The Lame Duck & Legacy Narratives: For more than six years, Arnold Schwarzenegger has commanded the state, national, and world stages when it comes to news about California. His brand of policymaking decisions and celebrity salesmanship for those decisions are second to none. But like any Schwarzenegger movie from the old days, this film is nearing the end. And so two issues are sure to dog the chief executive over the next 12 months.
First, can he avoid the perception that he's yesterday's news? Schwarzenegger and his advisers will be closely watched to see whether they can stay in the center of the decision making over big issues. While the $21 billion budget problem is going to take up a lot of his time, the Guv will no doubt repeat what he's done in so many years past: try to create "action, action, action" on a number of big issues all at the same time. But how tough will that be when everyone knows you're not going to be around much longer?
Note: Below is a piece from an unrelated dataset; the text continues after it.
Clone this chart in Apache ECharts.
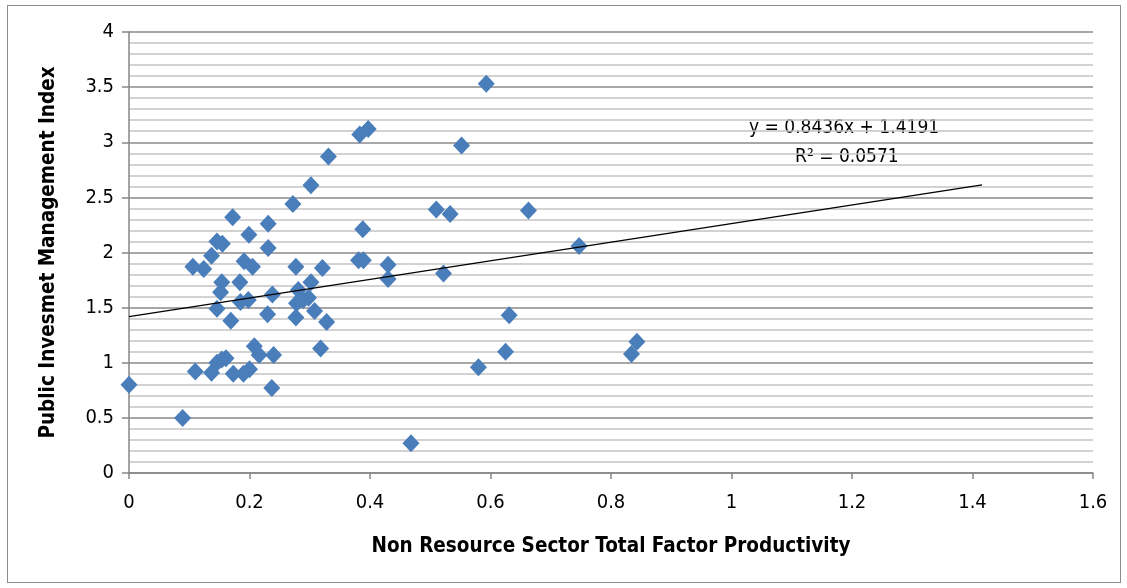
<!DOCTYPE html>
<html>
<head>
<meta charset="utf-8">
<script src="https://cdn.jsdelivr.net/npm/echarts@6/dist/echarts.min.js"></script>
<style>
  html, body { margin: 0; padding: 0; background: #fff; }
  #frame { position: absolute; left: 7px; top: 5px; width: 1112px; height: 576px; border: 1px solid #8c8c8c; }
  #pimChart { position: absolute; left: 0; top: 0; width: 1127px; height: 588px; }
</style>
</head>
<body>
<div id="frame"></div>
<div id="pimChart"></div>
<script>
// non resource sector TFP (x) vs public investment management index (y)
const tfp = [
  0.0, 0.089, 0.11, 0.137, 0.146, 0.154, 0.161, 0.173, 0.19, 0.2,
  0.208, 0.216, 0.24, 0.237, 0.318, 0.172, 0.231, 0.199, 0.146, 0.155,
  0.137, 0.231, 0.106, 0.124, 0.191, 0.205, 0.277, 0.321, 0.154, 0.152,
  0.184, 0.146, 0.169, 0.185, 0.198, 0.238, 0.23, 0.277, 0.281, 0.278,
  0.289, 0.298, 0.302, 0.308, 0.328, 0.272, 0.302, 0.331, 0.383, 0.397,
  0.388, 0.381, 0.389, 0.43, 0.43, 0.468, 0.51, 0.533, 0.552, 0.593,
  0.522, 0.58, 0.625, 0.631, 0.663, 0.747, 0.834, 0.843
];
const pim = [
  0.8, 0.5, 0.92, 0.91, 1.0, 1.03, 1.04, 0.9, 0.9, 0.94,
  1.15, 1.07, 1.07, 0.77, 1.13, 2.32, 2.26, 2.16, 2.1, 2.08,
  1.97, 2.04, 1.87, 1.85, 1.92, 1.87, 1.87, 1.86, 1.73, 1.64,
  1.73, 1.49, 1.38, 1.55, 1.57, 1.62, 1.44, 1.41, 1.66, 1.54,
  1.57, 1.59, 1.73, 1.47, 1.37, 2.44, 2.61, 2.87, 3.07, 3.12,
  2.21, 1.93, 1.93, 1.89, 1.76, 0.27, 2.39, 2.35, 2.97, 3.53,
  1.81, 0.96, 1.1, 1.43, 2.38, 2.06, 1.08, 1.19
];

// linear trendline as reported on the chart
const slope = 0.8436;
const intercept = 1.4191;
const trendX = [0, 1.416];
const trendLabels = ["y = 0.8436x + 1.4191", "R\u00b2 = 0.0571"];

const points = tfp.map((x, i) => [x, pim[i]]);
const trend = trendX.map(x => [x, slope * x + intercept]);

const labelFont = "'Liberation Sans Narrow', 'DejaVu Sans Condensed', sans-serif";

let myChart = echarts.init(document.getElementById("pimChart"));
myChart.setOption({
  animation: false,
  grid: {
    left: 129,
    top: 32,
    width: 964,
    height: 441,
    containLabel: false
  },
  xAxis: {
    type: "value",
    min: 0,
    max: 1.6,
    interval: 0.2,
    name: "Non Resource Sector Total Factor Productivity",
    nameLocation: "middle",
    nameGap: 63,
    nameTextStyle: { fontFamily: labelFont, fontWeight: "bold", fontSize: 20.5, color: "#000" },
    axisLine: { lineStyle: { color: "#868686", width: 1.5 } },
    axisTick: { show: true, length: 6, lineStyle: { color: "#868686", width: 1.5 } },
    axisLabel: {
      fontFamily: labelFont, fontSize: 20, color: "#000", margin: 20,
      formatter: v => String(Math.round(v * 10) / 10)
    },
    splitLine: { show: false }
  },
  yAxis: {
    type: "value",
    min: 0,
    max: 4,
    interval: 0.5,
    name: "Public Invesmet Management Index",
    nameLocation: "middle",
    nameGap: 70,
    nameTextStyle: { fontFamily: labelFont, fontWeight: "bold", fontSize: 20.5, color: "#000" },
    axisLine: { show: true, lineStyle: { color: "#868686", width: 1.5 } },
    axisTick: { show: true, length: 7, lineStyle: { color: "#868686", width: 1.5 } },
    axisLabel: { fontFamily: labelFont, fontSize: 20, color: "#000", margin: 15 },
    splitLine: { show: true, lineStyle: { color: "#8a8a8a", width: 1.5 } },
    minorTick: { show: false, splitNumber: 5 },
    minorSplitLine: { show: true, lineStyle: { color: "#c4c4c4", width: 1.5 } }
  },
  series: [
    {
      name: "PIM",
      type: "scatter",
      symbol: "diamond",
      symbolSize: [17, 18],
      data: points,
      itemStyle: { color: "#4a7ebb", opacity: 1 },
      z: 3
    },
    {
      name: "Linear",
      type: "line",
      data: trend,
      symbol: "none",
      lineStyle: { color: "#000", width: 1.2 },
      z: 4
    }
  ],
  graphic: [
    {
      type: "text",
      left: 749,
      top: 119,
      style: { text: trendLabels[0], fontFamily: labelFont, fontSize: 19, fill: "#000" }
    },
    {
      type: "text",
      left: 795,
      top: 148,
      style: { text: trendLabels[1], fontFamily: labelFont, fontSize: 19, fill: "#000" }
    }
  ]
});
</script>
</body>
</html>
And loading all of those issues onto his plate -- be they electoral reform (the open primary measure on the June ballot), government reform, the November $11 billion water bond campaign -- will also drive the narrative that he's looking to solidify his place in the history books. That's especially likely given that the top issue of the 2003 recall, the state's fiscal dysfunction, is going to still be hanging around for the next guy or gal.
Will Schwarzenegger avoid questions about his desire for a legacy that matches his muscles, or will he use that chatter as a way to draw attention, and perhaps momentum, for a handful of the bigger issues? The dramatic final scene to this gubernatorial blockbuster is fast approaching. Will we walk out of the theater satisfied with the ending... or disappointed?